That's not really accurate.
All DNS servers and your client on your computer will cache resolved domain names for a set amount of time (called TTL - time to live). When your computer attempts to communicate with a remote host (such as a game server) it will first check whether that record is cached and whether it's still current (i.e., the TTL hasn't expired). If so, it simply uses the cached IP address and does NOT contact your DNS server at all.
So even if you had a very high latency DNS server, it would only affect the first communication with a host, and then sporadic communication attempts in future once the TTL expired (anywhere from a few seconds, to an hour usually).
On top of that, if you understand how DNS actually works, it involves multiple requests to multiple servers, only one of which you actually control.
So even with your own DNS server, you're only in control of the latency for a tiny fraction of the overall time it takes a DNS server to return a record. For example, if I want to go to www.google.com.au my DNS server...
1) goes to the top tier DNS servers to find out who owns ".au"

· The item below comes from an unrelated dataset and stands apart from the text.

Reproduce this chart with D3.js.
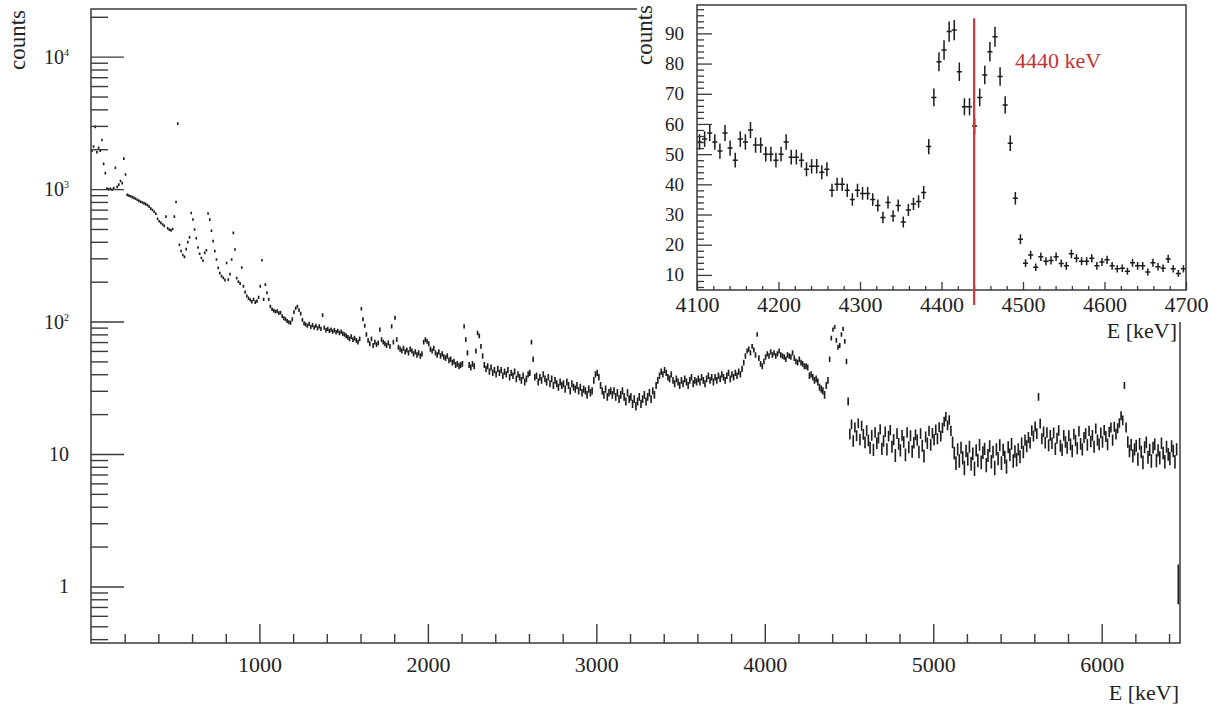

2) then to the ".au" servers to find out who owns ".com.au",
3) then to the ".com.au" servers to find out who owns "google.com.au"
4) then to "google.com.au" servers to find out the authoritative IP address for "www.google.com.au"
Unless my server on the local network is utterly terrible, all the latency will come from communicating with all those other DNS servers.
In other words, even on the sporadic occasions when the cached records expire and need to be refreshed, unless your server is configured incorrectly, or there's some other issue going on, it's just not going to make any real difference to gaming latency.